View Full Version : The Collapse of Civilization May Have Already Begun



Ultralight
11-23-19, 11:24am
This is a really interesting article from VICE. It is a little long, but compelling. The interdisciplinary sciences used by those researchers in the article are mind-blowingly complex!

A snippet:

“It is now too late to stop a future collapse of our societies because of climate change.”
These are not the words of a tinfoil hat-donning survivalist. This is from a paper (https://ec.europa.eu/digital-single-market/en/news/climate-change-resilience-uncivilisation-rebellion-and-technology) delivered by a senior sustainability academic at a leading business school to the European Commission in Brussels, earlier this year. Before that, he delivered a similar message to a UN conference (http://insight.cumbria.ac.uk/id/eprint/4777/): “Climate change is now a planetary emergency posing an existential threat to humanity.”


https://www.vice.com/en_au/article/8xwygg/the-collapse-of-civilization-may-have-already-begun?utm_source=reddit.com

happystuff
11-23-19, 2:56pm
Will admit that I didn't read the entire article, but I do agree. The human species deserves the consequences of our actions.

Ultralight
11-23-19, 3:11pm
Will admit that I didn't read the entire article, but I do agree. The human species deserves the consequences of our actions.

It is a very long article. You can glean a lot from it just by reading the first few paragraphs and skimming the rest. I did that, and then went back and read it all. haha

But yeah, we got ourselves into a real fix, a real bad fix.

bae
11-23-19, 3:13pm
The species will survive just fine.

Civilization as we know it today, probably not so much, but that's happened before.

catherine
11-24-19, 9:29am
I looked at the article, and then I searched Jeremy Lent/Deep Adaptation information. I found this interesting article, What Will You Say to Your Grandchildren? (https://medium.com/@jeremylent/what-will-you-say-to-your-grandchildren-e0b40242563c). Like the OPs article, it challenges the economic growth paradigm which is basically the biggest threat--by definitition its opposite-- to sustainability, and unless we figure that out alternatives (one alternative is a negative interest model called demurrage). As long as we look at our health as a society through the lens of the unhealthy practice of unlimited economic growth, there is no hope for even slowing the trajectory of climate change:


"The primary reason for this headlong fling toward disaster is that our economic system is based on perpetual growth — on the need to consume the earth at an ever-increasing rate. Our world is dominated by transnational corporations, which now account for sixty-nine of the world’s largest hundred economies. The value of these corporations is based on investors’ expectations for their continued growth, which they are driven to achieve at any cost, including the future welfare of humanity and the living earth. It’s a gigantic Ponzi scheme that barely gets a mention because the corporations also own the mainstream media, along with most governments. The real discussions we need about humanity’s future don’t make it to the table. Even a policy goal as ambitious as the Green New Deal — rejected by most mainstream pundits as utterly unrealistic — would still be insufficient to turn things around, because it doesn’t acknowledge the need to transition our economy away from reliance on endless growth."

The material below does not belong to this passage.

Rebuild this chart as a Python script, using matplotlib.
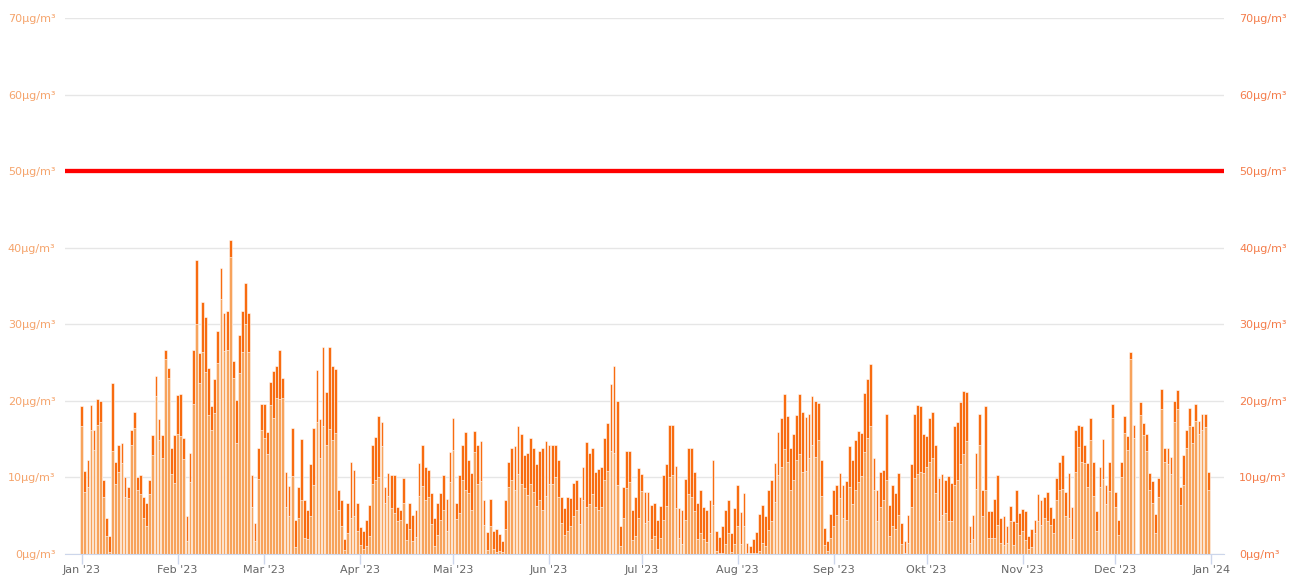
import numpy as np
import pandas as pd
import matplotlib
matplotlib.use("Agg")
import matplotlib.pyplot as plt
import matplotlib.dates as mdates

# daily values 2023, total column height and the lower (light) part, in µg/m³
total = [
	19.3, 10.9, 12.3, 19.4, 16.2, 20.2, 20.0, 9.7, 4.7, 2.3,
	22.3, 12.0, 14.2, 14.5, 10.0, 8.7, 16.2, 18.5, 10.0, 10.3,
	7.5, 6.7, 9.7, 15.5, 23.2, 17.6, 15.5, 26.7, 24.3, 13.8,
	15.5, 20.8, 20.9, 15.1, 4.9, 13.2, 26.6, 38.4, 26.2, 32.9,
	30.9, 24.3, 19.3, 22.8, 29.1, 37.3, 31.5, 31.8, 41.0, 25.2,
	20.1, 28.6, 31.8, 35.4, 31.5, 10.3, 4.0, 13.9, 19.6, 19.6,
	15.9, 22.5, 23.9, 24.6, 26.7, 23.0, 10.7, 8.9, 16.5, 4.5,
	8.7, 15.0, 7.0, 5.8, 11.7, 16.5, 24.0, 17.6, 27.0, 21.1,
	27.0, 24.6, 24.1, 8.4, 7.0, 1.9, 6.7, 12.0, 11.0, 6.6,
	3.5, 3.0, 4.5, 6.4, 14.2, 15.3, 18.0, 17.3, 8.8, 10.6,
	10.3, 10.3, 6.1, 5.8, 9.9, 4.1, 6.7, 5.1, 5.7, 11.9,
	14.2, 11.3, 11.0, 8.0, 4.7, 6.7, 8.0, 10.3, 7.2, 13.3,
	17.7, 6.7, 10.3, 14.3, 15.9, 12.3, 10.6, 16.0, 14.3, 14.8,
	7.0, 2.9, 7.2, 3.0, 3.3, 2.6, 1.7, 7.0, 12.0, 13.9,
	14.1, 16.7, 15.7, 12.9, 13.2, 15.1, 13.9, 11.7, 13.5, 13.9,
	14.8, 14.3, 14.2, 14.2, 12.3, 7.5, 6.0, 7.5, 7.3, 9.3,
	9.7, 7.5, 11.3, 14.6, 13.2, 13.9, 10.7, 11.1, 11.3, 15.1,
	17.1, 22.2, 24.5, 20.0, 3.7, 8.7, 13.5, 13.5, 5.7, 7.4,
	11.2, 10.4,
	8.1, 8.1, 6.4, 6.7, 4.4, 6.3, 10.3, 11.7, 16.8, 16.8,
	11.5, 6.0, 5.7, 9.8, 13.9, 13.8, 10.7, 6.7, 8.3, 6.1,
	5.8, 7.0, 12.3, 3.0, 2.2, 3.6, 5.8, 7.0, 2.7, 6.0,
	9.0, 5.5, 8.0, 1.4, 1.0, 1.9, 2.9, 5.2, 6.4, 4.9,
	8.4, 9.7, 11.9, 15.9, 17.8, 20.9, 18.0, 13.9, 15.7, 18.2,
	20.9, 18.6, 17.9, 18.3, 20.6, 20.0, 19.7, 12.3, 3.4, 1.7,
	5.2, 8.3,
	9.0, 10.6, 9.0, 9.5, 14.1, 12.3, 14.9, 16.0, 15.8, 21.0,
	22.8, 24.8, 12.6, 8.4, 10.7, 11.0, 18.3, 6.4, 9.0, 8.0,
	10.6, 4.1, 1.7, 5.1, 11.7, 18.3, 19.4, 19.3, 15.7, 15.4,
	17.8, 18.5, 14.3, 9.9, 10.4, 9.7, 10.2, 9.3, 16.7, 17.3,
	19.9, 21.3, 21.1, 3.7, 5.1, 13.2, 18.3, 8.4, 19.3, 5.6,
	5.6, 7.2, 10.3, 4.7, 4.9, 3.7, 6.3, 4.3, 8.3, 5.3,
	5.9,
	5.6, 2.3, 3.3, 4.5, 7.8, 7.1, 7.5, 8.1, 6.1, 4.7,
	9.9, 12.0, 12.9, 8.1, 10.6, 6.2, 16.2, 16.8, 16.7, 14.2,
	11.9, 17.8, 12.0, 5.6, 11.4, 15.0, 9.0, 12.0, 19.6, 8.1,
	4.5, 12.0, 18.0, 15.4, 26.4, 16.8, np.nan, 19.9, 17.1, 15.7,
	10.6, 9.5, 5.2, 9.9, 21.5, 13.9, 13.9, 12.7, 20.0, 21.4,
	8.8, 12.9, 16.2, 19.1, 16.7, 19.6, 17.4, 18.3, 18.3, 10.7,
]

fine = [
	16.7, 8.1, 8.8, 16.2, 13.6, 16.9, 17.3, 7.5, 2.4, 0.2,
	13.4, 9.1, 10.7, 11.9, 7.5, 7.3, 14.3, 16.5, 8.3, 7.9,
	4.7, 3.6, 7.9, 12.9, 20.6, 14.9, 12.6, 25.5, 23.0, 10.5,
	9.3, 15.7, 15.4, 12.4, 1.7, 9.4, 19.6, 30.0, 22.3, 26.4,
	23.8, 18.2, 16.2, 18.4, 24.9, 33.3, 26.5, 26.7, 38.8, 23.0,
	14.5, 23.6, 26.4, 30.1, 26.4, 6.2, 1.7, 9.8, 16.2, 15.2,
	13.0, 19.5, 17.8, 20.4, 20.2, 20.4, 6.2, 5.0, 10.2, 0.9,
	4.7, 7.1, 2.1, 1.9, 5.0, 9.0, 17.2, 12.5, 16.7, 14.2,
	16.3, 14.9, 15.8, 5.7, 3.6, 0.5, 2.8, 4.7, 4.9, 3.0,
	1.2, 0.7, 1.0, 2.4, 9.1, 9.7, 10.0, 14.1, 6.7, 7.6,
	6.0, 5.3, 4.3, 4.5, 6.7, 1.8, 3.2, 1.7, 2.2, 7.6,
	8.9, 7.1, 7.4, 3.9, 1.0, 2.5, 4.5, 5.8, 3.0, 9.4,
	13.6, 4.6, 5.3, 9.7, 8.3, 8.0, 5.8, 13.3, 9.1, 9.5,
	3.8, 0.5, 3.6, 0.7, 0.3, 0.4, 0.2, 3.2, 8.7, 9.6,
	8.3, 10.4, 9.1, 8.6, 7.7, 9.2, 8.1, 6.3, 7.0, 5.7,
	7.6, 9.1, 9.1, 10.1, 7.5, 4.0, 2.5, 3.0, 3.6, 5.0,
	5.7, 3.9, 7.0, 6.2, 6.5, 7.8, 6.2, 5.7, 6.2, 9.6,
	10.8, 13.4, 13.2, 9.0, 1.0, 4.7, 8.6, 9.4, 1.8, 2.3,
	4.7, 8.2,
	4.0, 4.3, 2.0, 2.4, 0.7, 2.1, 4.5, 6.3, 10.0, 10.3,
	6.0, 2.1, 1.3, 4.4, 7.9, 7.4, 5.6, 2.0, 2.8, 2.0,
	1.6, 2.8, 6.4, 0.4, 0.1, 0.1, 1.3, 2.7, 0.3, 1.3,
	3.6, 1.3, 3.6, 0.1, 0.1, 0.1, 0.1, 0.4, 1.4, 1.1,
	3.1, 4.3, 6.8, 10.3, 11.4, 13.7, 12.0, 8.3, 9.7, 12.3,
	13.0, 10.7, 10.8, 12.6, 14.3, 12.7, 14.9, 7.6, 1.2, 0.4,
	2.1, 3.6,
	5.1, 7.3, 4.7, 4.5, 8.8, 6.5, 8.3, 9.4, 10.2, 13.3,
	15.2, 16.7, 8.3, 4.3, 6.2, 7.0, 9.7, 2.4, 3.6, 3.2,
	5.1, 1.3, 0.1, 1.5, 6.2, 9.9, 10.5, 10.7, 10.6, 11.4,
	12.0, 12.5, 8.0, 4.3, 5.1, 5.3, 4.3, 4.3, 9.0, 9.7,
	11.7, 13.1, 14.7, 1.5, 2.0, 8.5, 14.3, 5.0, 8.3, 2.1,
	2.1, 2.1, 3.8, 1.5, 1.2, 1.5, 4.3, 1.2, 4.1, 2.5,
	3.0,
	1.8, 0.7, 0.9, 2.8, 4.3, 3.8, 4.7, 4.3, 3.8, 2.8,
	7.1, 8.3, 8.5, 4.9, 4.7, 2.0, 10.7, 14.0, 12.0, 11.9,
	8.8, 14.9, 7.6, 3.0, 8.8, 9.8, 6.5, 8.2, 17.8, 6.2,
	2.5, 10.0, 15.8, 13.6, 25.5, 15.2, np.nan, 18.1, 15.5, 13.4,
	8.3, 6.6, 2.8, 7.4, 19.0, 12.0, 11.7, 10.5, 17.2, 19.0,
	6.4, 9.0, 13.8, 16.7, 14.5, 17.4, 15.7, 16.2, 16.6, 8.3,
]

month_labels = ["Jan '23", "Feb '23", "Mar '23", "Apr '23", "Mai '23", "Jun '23", "Jul '23",
				"Aug '23", "Sep '23", "Okt '23", "Nov '23", "Dec '23", "Jan '24"]
y_ticks = [0, 10, 20, 30, 40, 50, 60, 70]
limit = 50

dark = "#f86c10"
light = "#f7a35c"

days = pd.date_range("2023-01-01", periods=len(total), freq="D")
month_starts = pd.date_range("2023-01-01", "2024-01-01", freq="MS")

W, H = 1289, 578
fig = plt.figure(figsize=(W / 100, H / 100), dpi=100)
ax = fig.add_axes([65 / W, (H - 554) / H, (1224 - 65) / W, (554 - 18) / H])

ax.bar(days, total, width=0.9, color=dark, edgecolor="white", linewidth=0.4, zorder=2)
ax.bar(days, fine, width=0.9, color=light, edgecolor="white", linewidth=0.4, zorder=2)
ax.axhline(limit, color="#ff0000", linewidth=3.1, zorder=3)

x0 = mdates.date2num(days[0])
ax.set_xlim(x0 - 5.4, x0 + 369.1)
ax.set_ylim(0, 70)

ax.set_yticks(y_ticks)
ax.set_yticklabels([f"{v}µg/m³" for v in y_ticks])
ax.tick_params(axis="y", length=0, pad=7, labelsize=8, labelcolor="#f5a46c")
ax.yaxis.grid(True, color="#e6e6e6", linewidth=1)
ax.set_axisbelow(True)

ax.set_xticks(month_starts)
ax.set_xticklabels(month_labels)
ax.tick_params(axis="x", length=7, width=1, color="#ccd6eb", pad=1, labelsize=8, labelcolor="#666666")

for s in ["top", "left", "right"]:
	ax.spines[s].set_visible(False)
ax.spines["bottom"].set_color("#ccd6eb")

ax2 = ax.twinx()
ax2.set_ylim(0, 70)
ax2.set_yticks(y_ticks)
ax2.set_yticklabels([f"{v}µg/m³" for v in y_ticks])
ax2.tick_params(axis="y", length=0, pad=11, labelsize=8, labelcolor="#f47c4a")
for s in ax2.spines.values():
	s.set_visible(False)

fig.savefig("out.png", dpi=100)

Business as usual will only lead to a giant worldwide liquidation sale.

Rogar
11-24-19, 10:10am
It's not too hard to find doomsday books elaborating on the climate crisis. My most recent was "The Sixth Extinction" by Elizabeth Kolbert. In the animal, plant, and fish realms extinction events are already in progress. Humans may survive, but it could be a lonely planet without as many birds and fish species. There is a reason why this era is being labeled the Anthropocene geological age. I don't see much promise in American politics or the global economy in any near future and would not expect much to change until it starts hitting peoples wallets. I guess it comes down to act locally think globally.

Might not bode well for the stock market (dark humor).